As a multi-disciplinary multi-cultural artist, her ideas and experiences inevitably coalesce into the reality of social practice. The aftermath of the 2016 election and the hegemony of the Trump administration over the nation, led her practice into a novel direction that addresses many different aspects of current fiasco, anxiety, psychological traumas, human conditions, and questionable social norms. They demonstrate themselves in various sorts of artistic expressions in her artworks; through poetry, stanzas, and millenniums of Middle Eastern art and history. This parallel incorporation of various forms of art simultaneously strengthens and interrupts the viewer’s point of view and common socio-political commentary, while challenging them far beyond the enforced three-dimensional so-called reality.
Raheleh utilizes different aesthetic strategies by incorporating and experimenting with materials with wide ranges of relevant applications to her subject matter. Multimedia provides multilayers of perception and interpretation, while each medium plays its own separate role in expression. Clay is the nexus from which all of her ideas emanate. It is cryptic, architectural, and can provide the space where sound, video, and light stored to create holistic sensory experiences. Clay establishes various spaces; actual and conceptual, private and public, inclusive and exclusive, and defines all types of boundaries that one must dare to cross.
Taking a multidisciplinary approach to her curatorial practice, Raheleh creates a space for women and non-binary artists and scholars to discuss their work, interests, and strengths in relation to social and political structures, cultural expectations, gender, and identity. Her exhibitions expand the framework of feminine solidarity, showcasing the unbounded potential of space and media to reveal connections between the creative process, diversity, and shared knowledge.
Projects such as Fold: Art, Practice and Metaphor, and the upcoming Uncovered Spaces, push the limits of visual manifestation, addressing the customs that mediate everyday experiences through art, research, and performance. The exhibitions, along with their speakers and panel discussions, also provide a unique opportunity to engage with the many voices and perspectives of notable, contemporary, artists - ultimately building bridges between concepts, cultures, and communities.

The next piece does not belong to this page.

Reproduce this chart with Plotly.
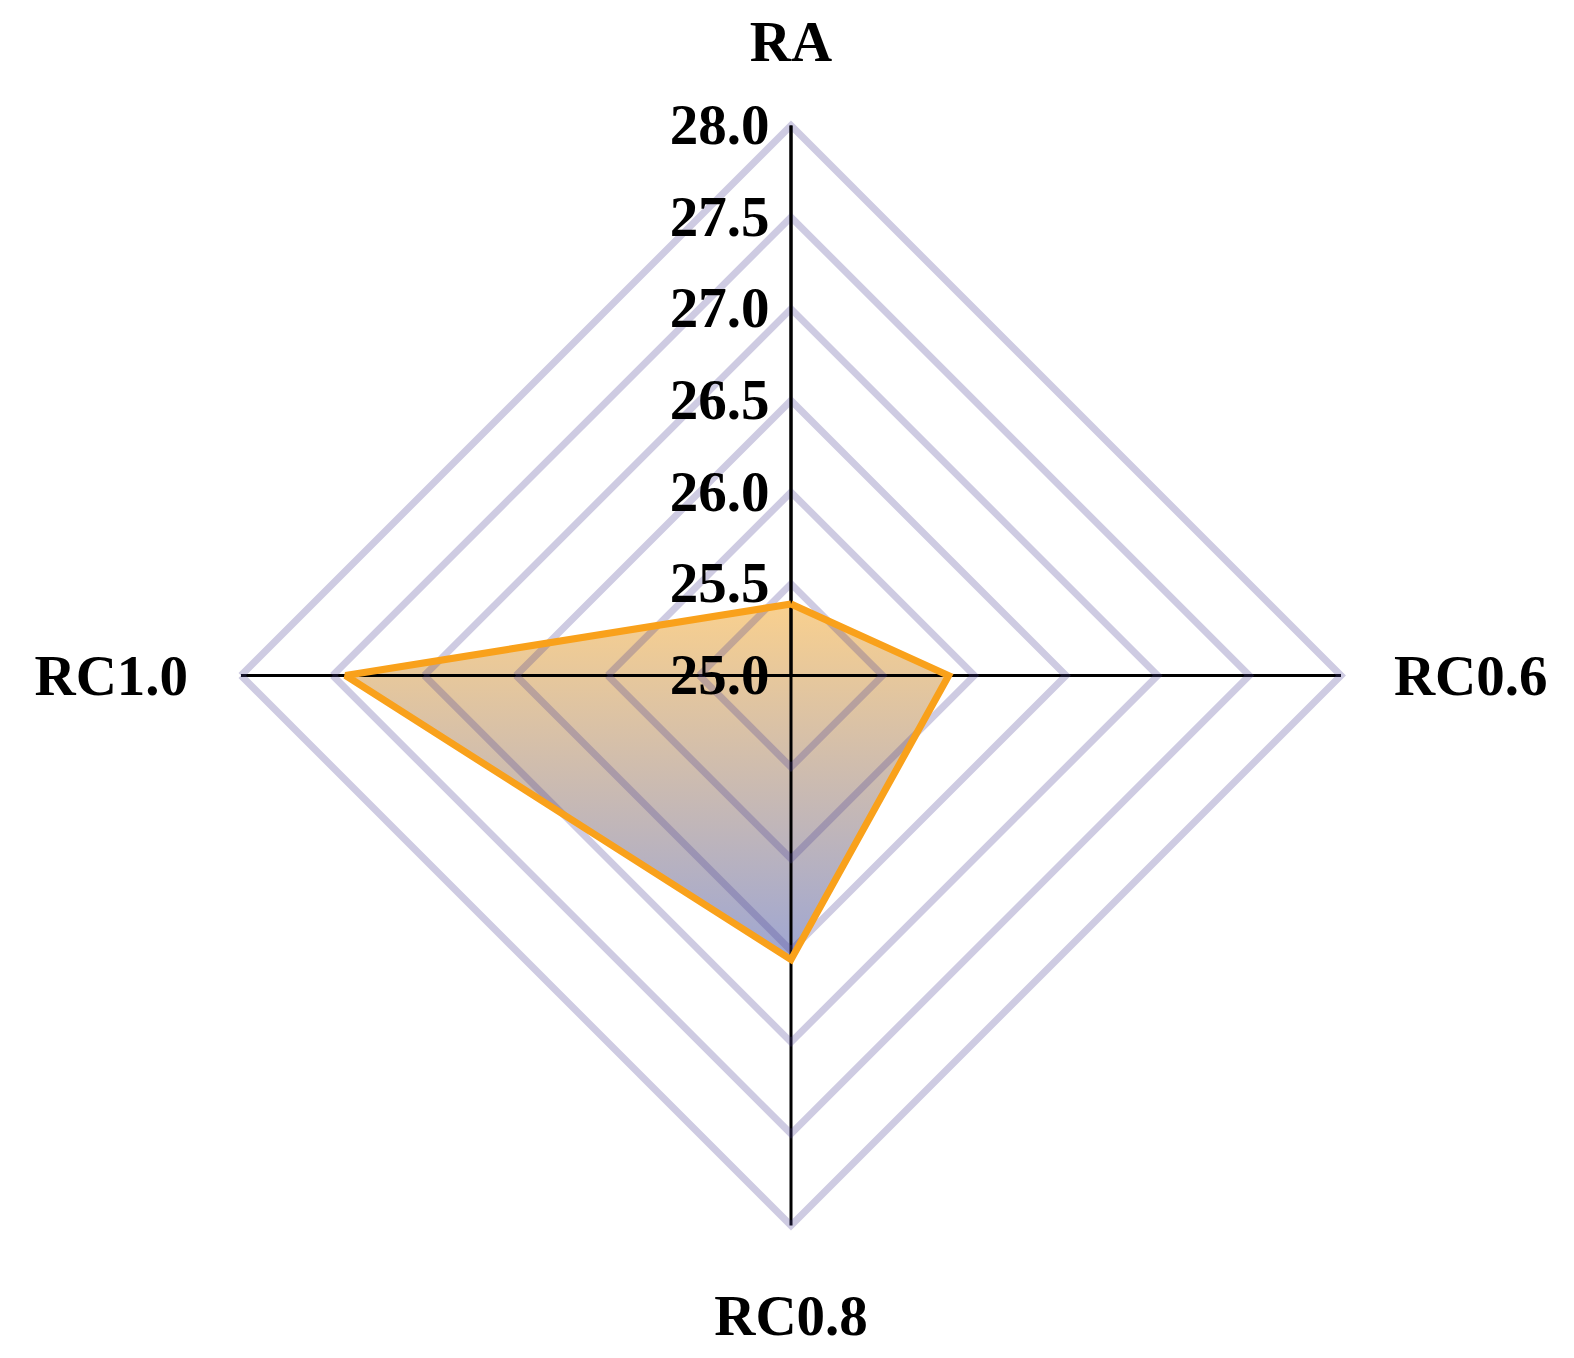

Her newest project, Revive, brings together women artists and historians to reenvasion ceramic objects as vehicles for imagination, ideology, and action through form, function, and aesthetics. As the world turns to more innovative possibilities, objects of the past can inspire new dialogues between materials and practices that exist within our present context.

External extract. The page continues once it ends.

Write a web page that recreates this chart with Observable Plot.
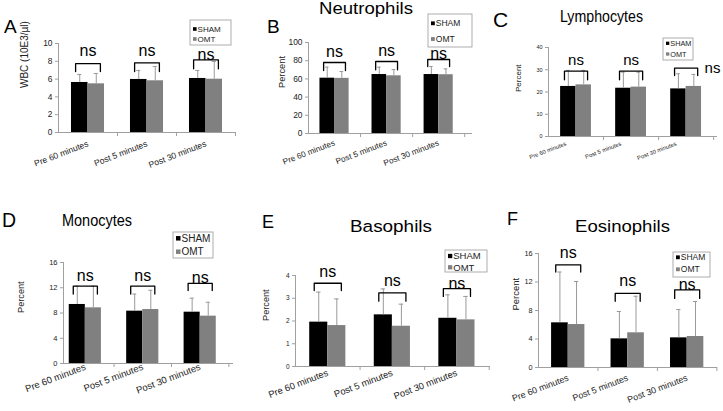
<!DOCTYPE html>
<html><head><meta charset="utf-8">
<script src="https://cdn.jsdelivr.net/npm/d3@7"></script>
<script src="https://cdn.jsdelivr.net/npm/@observablehq/plot@0.6"></script>
<style>
body{margin:0;background:#fff;}
#fig{position:relative;width:723px;height:411px;overflow:hidden;background:#fff;font-family:"Liberation Sans",Arial,sans-serif;}
</style></head><body><div id="fig"></div>
<script>
const categories = ["Pre 60 minutes", "Post 5 minutes", "Post 30 minutes"];
const groups = ["SHAM", "OMT"];
const groupColors = ["#000000", "#808080"];

// A: WBC
const wbcSham = [5.62, 5.96, 6.07];
const wbcOmt = [5.47, 5.81, 5.99];
const wbcShamUpper = [6.52, 6.97, 6.97];
const wbcOmtUpper = [6.63, 7.42, 7.98];
const wbcBracketTop = [7.75, 7.83, 8.17];
const wbcBracketFoot = [6.85, 6.85, 7.16];
const wbcNsY = [8.54, 8.54, 8.2];

// B: Neutrophils
const neuSham = [60.8, 64.8, 64.8];
const neuOmt = [60.6, 63.4, 64.6];
const neuShamUpper = [72.9, 72.9, 73.6];
const neuOmtUpper = [68.1, 70.3, 71.0];
const neuBracketTop = [78.0, 79.1, 81.3];
const neuBracketFoot = [69.2, 70.0, 73.6];
const neuNsY = [84.6, 85.7, 82.4];

// C: Lymphocytes
const lymSham = [22.5, 21.7, 21.4];
const lymOmt = [23.2, 22.2, 22.5];
const lymShamUpper = [29.7, 28.9, 28.2];
const lymOmtUpper = [29.7, 28.9, 27.9];
const lymBracketTop = [29.4, 29.4, 30.7];
const lymBracketFoot = [25.5, 25.5, 27.4];
const lymNsY = [32.2, 32.2, 28.5];
const lymNsShift = [0, 0, 0.48];

// D: Monocytes
const monSham = [9.35, 8.29, 8.13];
const monOmt = [8.82, 8.55, 7.5];
const monShamUpper = [12.25, 11.0, 10.35];
const monOmtUpper = [12.25, 11.6, 9.7];
const monBracketTop = [12.25, 12.25, 12.7];
const monBracketFoot = [11.0, 11.0, 11.55];
const monNsY = [13.1, 13.1, 12.8];

// E: Basophils
const basSham = [1.95, 2.27, 2.12];
const basOmt = [1.8, 1.77, 2.05];
const basShamUpper = [3.27, 3.41, 3.15];
const basOmtUpper = [2.97, 2.74, 3.08];
const basBracketTop = [3.66, 3.24, 3.42];
const basBracketFoot = [3.34, 2.87, 3.08];
const basNsY = [3.93, 3.52, 3.42];

// F: Eosinophils
const eosSham = [6.27, 4.02, 4.16];
const eosOmt = [6.03, 4.87, 4.35];
const eosShamUpper = [13.4, 7.86, 8.14];
const eosOmtUpper = [12.07, 10.0, 9.26];
const eosBracketTop = [14.4, 10.4, 10.9];
const eosBracketFoot = [13.4, 9.3, 9.7];
const eosNsY = [15.3, 11.37, 10.9];

const panels = [
  {letter:"A", title:null, sham:wbcSham, omt:wbcOmt, shamUp:wbcShamUpper, omtUp:wbcOmtUpper, bTop:wbcBracketTop, bFoot:wbcBracketFoot, nsY:wbcNsY,
   left:0, top:0, w:245, h:205, frame:[58,235,43,132], xDomain:[0,3], yMax:10, yStep:2, yLabel:"WBC (10E3/µl)", labelX:20, yLabelFont:10, yFont:8.4, xFont:8.5, xPad:11, nsFont:16,
   letterPos:[4,33,19], legend:[190,20,41,25,8,[29,39]]},
  {letter:"B", title:"Neutrophils", sham:neuSham, omt:neuOmt, shamUp:neuShamUpper, omtUp:neuOmtUpper, bTop:neuBracketTop, bFoot:neuBracketFoot, nsY:neuNsY,
   left:245, top:0, w:240, h:205, frame:[308,472,42,133], xDomain:[0,3.15], yMax:100, yStep:20, yLabel:"Percent", labelX:278, yLabelFont:9.3, yFont:8.4, xFont:8.2, xPad:9, nsFont:16,
   letterPos:[267,33,19], titlePos:[366,14,16,94], legend:[428,14,44,33,8.5,[23.3,39]]},
  {letter:"C", title:"Lymphocytes", sham:lymSham, omt:lymOmt, shamUp:lymShamUpper, omtUp:lymOmtUpper, bTop:lymBracketTop, bFoot:lymBracketFoot, nsY:lymNsY, nsShift:lymNsShift,
   left:485, top:0, w:238, h:205, frame:[548,717,47,136], xDomain:[0,3.07], yMax:40, yStep:10, yLabel:"Percent", labelX:515, yLabelFont:8, yFont:5.5, xFont:5.8, xPad:7, nsFont:15, labelShift:-0.18,
   letterPos:[493,27,21], titlePos:[601.5,21.7,17,83], legend:[663,38,30,22,7.3,[43.3,54]]},
  {letter:"D", title:"Monocytes", sham:monSham, omt:monOmt, shamUp:monShamUpper, omtUp:monOmtUpper, bTop:monBracketTop, bFoot:monBracketFoot, nsY:monNsY,
   left:0, top:205, w:245, h:206, frame:[63,233,262,363], xDomain:[0.12,3.08], yMax:16, yStep:4, yLabel:"Percent", labelX:17, yLabelFont:9.2, yFont:7.5, xFont:9.5, xPad:3, nsFont:16,
   letterPos:[2,227,19.5], titlePos:[97,225.7,17,70], legend:[173,232,40,26,10,[238.3,251.7]]},
  {letter:"E", title:"Basophils", sham:basSham, omt:basOmt, shamUp:basShamUpper, omtUp:basOmtUpper, bTop:basBracketTop, bFoot:basBracketFoot, nsY:basNsY,
   left:245, top:205, w:250, h:206, frame:[295,490,275,366], xDomain:[0,3.02], yMax:4, yStep:1, yLabel:"Percent", labelX:262, yLabelFont:9.2, yFont:6.5, xFont:9.4, xPad:6, nsFont:16,
   letterPos:[262,228,18], titlePos:[391,231.7,16.3,82], legend:[445,250,42,22,9.5,[256,267.3]]},
  {letter:"F", title:"Eosinophils", sham:eosSham, omt:eosOmt, shamUp:eosShamUpper, omtUp:eosOmtUpper, bTop:eosBracketTop, bFoot:eosBracketFoot, nsY:eosNsY,
   left:495, top:205, w:228, h:206, frame:[538,717,253,367], xDomain:[0,3.01], yMax:16, yStep:4, yLabel:"Percent", labelX:512, yLabelFont:9.5, yFont:7.3, xFont:8.9, xPad:10, nsFont:16,
   letterPos:[507,225,18], titlePos:[622.5,231.7,16.3,95], legend:[673,252,37,25,8.5,[257.3,269.3]]}
];

const BAR = 0.28, BRACKET = 0.21, CAP = 0.035, ROTATE = -21;
const fig = document.getElementById("fig");
const FONT = "Liberation Sans, Arial, sans-serif";

for (const p of panels) {
  const rows = [];
  categories.forEach((c, i) => {
    rows.push({i, g: groups[0], v: p.sham[i], up: p.shamUp[i], x1: i + 0.5 - BAR, x2: i + 0.5, xc: i + 0.5 - BAR / 2});
    rows.push({i, g: groups[1], v: p.omt[i], up: p.omtUp[i], x1: i + 0.5, x2: i + 0.5 + BAR, xc: i + 0.5 + BAR / 2});
  });
  const br = [];
  categories.forEach((c, i) => {
    const a = i + 0.5 - BRACKET, b = i + 0.5 + BRACKET;
    br.push({k: i, x: a, y: p.bFoot[i]}, {k: i, x: a, y: p.bTop[i]}, {k: i, x: b, y: p.bTop[i]}, {k: i, x: b, y: p.bFoot[i]});
  });
  const ns = categories.map((c, i) => ({x: i + 0.5 + (p.nsShift ? p.nsShift[i] : 0), y: p.nsY[i]}));
  const catLabels = categories.map((c, i) => ({label: c, x: i + 0.5 + (p.labelShift || 0)}));
  const [L, R, T, B] = p.frame;
  const tickLen = p.yMax * 4 / (B - T);
  const svg = Plot.plot({
    width: p.w, height: p.h,
    marginLeft: L - p.left, marginRight: p.left + p.w - R, marginTop: T - p.top, marginBottom: p.top + p.h - B,
    style: {background: "transparent", fontFamily: FONT, fontSize: p.yFont + "px", color: "#222", overflow: "visible"},
    x: {domain: p.xDomain, axis: null},
    y: {domain: [0, p.yMax], ticks: d3.range(0, p.yMax + p.yStep / 2, p.yStep), tickFormat: d => String(d), tickSize: 3, tickPadding: 3, label: null},
    marks: [
      Plot.rectY(rows.filter(d => d.g === groups[0]), {x1: "x1", x2: "x2", y: "v", fill: groupColors[0]}),
      Plot.rectY(rows.filter(d => d.g === groups[1]), {x1: "x1", x2: "x2", y: "v", fill: groupColors[1]}),
      Plot.ruleX(rows, {x: "xc", y1: "v", y2: "up", stroke: "#9a9a9a", strokeWidth: 1}),
      Plot.ruleY(rows, {y: "up", x1: d => d.xc - CAP, x2: d => d.xc + CAP, stroke: "#9a9a9a", strokeWidth: 1}),
      Plot.ruleY([0], {stroke: "#a0a0a0"}),
      Plot.ruleX([p.xDomain[0]], {stroke: "#a0a0a0"}),
      Plot.ruleX([1, 2, 3].filter(v => v <= p.xDomain[1]), {y1: 0, y2: -tickLen, stroke: "#a0a0a0"}),
      Plot.text(catLabels, {x: "x", y: () => 0, text: "label", rotate: ROTATE, textAnchor: "end", lineAnchor: "middle", dy: p.xPad, fontSize: p.xFont, fill: "#222"}),
      Plot.line(br, {x: "x", y: "y", z: "k", stroke: "#000", strokeWidth: 1.3}),
      Plot.text(ns, {x: "x", y: "y", text: () => "ns", fontSize: p.nsFont, lineAnchor: "bottom", fill: "#000"}),
      Plot.text([p.yLabel], {text: d => d, frameAnchor: "left", rotate: -90, dx: p.labelX - L, lineAnchor: "top", fontSize: p.yLabelFont, fill: "#222"})
    ]
  });
  svg.style.position = "absolute";
  svg.style.left = p.left + "px";
  svg.style.top = p.top + "px";
  svg.style.maxWidth = "none";
  svg.querySelectorAll('[aria-label^="y-axis"] line, [aria-label^="y-axis"] path').forEach(t => { t.style.stroke = "#a0a0a0"; });
  fig.appendChild(svg);
}

// overlay: panel letters, titles, legends
const ov = d3.select(fig).append("svg")
  .attr("width", 723).attr("height", 411)
  .style("position", "absolute").style("left", "0px").style("top", "0px")
  .style("font-family", FONT);
for (const p of panels) {
  const [lx, ly, lf] = p.letterPos;
  ov.append("text").attr("x", lx).attr("y", ly).attr("font-size", lf).attr("fill", "#000").text(p.letter);
  if (p.title) {
    const [tx, ty, tf, tw] = p.titlePos;
    ov.append("text").attr("x", tx - tw / 2).attr("y", ty).attr("font-size", tf).attr("fill", "#000")
      .attr("textLength", tw).attr("lengthAdjust", "spacingAndGlyphs").text(p.title);
  }
  const [bx, by, bw, bh, bf, rowsY] = p.legend;
  ov.append("rect").attr("x", bx).attr("y", by).attr("width", bw).attr("height", bh)
    .attr("fill", "#fff").attr("stroke", "#9a9a9a").attr("stroke-width", 0.8);
  groups.forEach((g, k) => {
    const s = bf * 0.45;
    ov.append("rect").attr("x", bx + 3).attr("y", rowsY[k] - s / 2).attr("width", s).attr("height", s).attr("fill", groupColors[k]);
    ov.append("text").attr("x", bx + 4 + s).attr("y", rowsY[k]).attr("dy", "0.35em")
      .attr("font-size", bf).attr("fill", "#222").text(g);
  });
}
</script>
</body></html>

Education is a crucial platform for implementing change. As a teacher, Raheleh designs projects very carefully focusing on intention, purpose, and community building. She has worked with undergraduate and graduate students as well as with artists at the School of Art’s Summer Residency at Chautauqua since 2019. One example of a project is An Alternative Resource System, which stems from her professional work and research on using natural resources in the creation of her artworks. In this project, the intention was to find the source for clay and explore the relation of ceramics to the land. The purpose was to collaborate to produce clay and use it to create a large social sculpture. The community building evolved through performance and body movement raising students’ awareness of individual and social bodies in the creative process. All of her student-focused projects incorporate these components.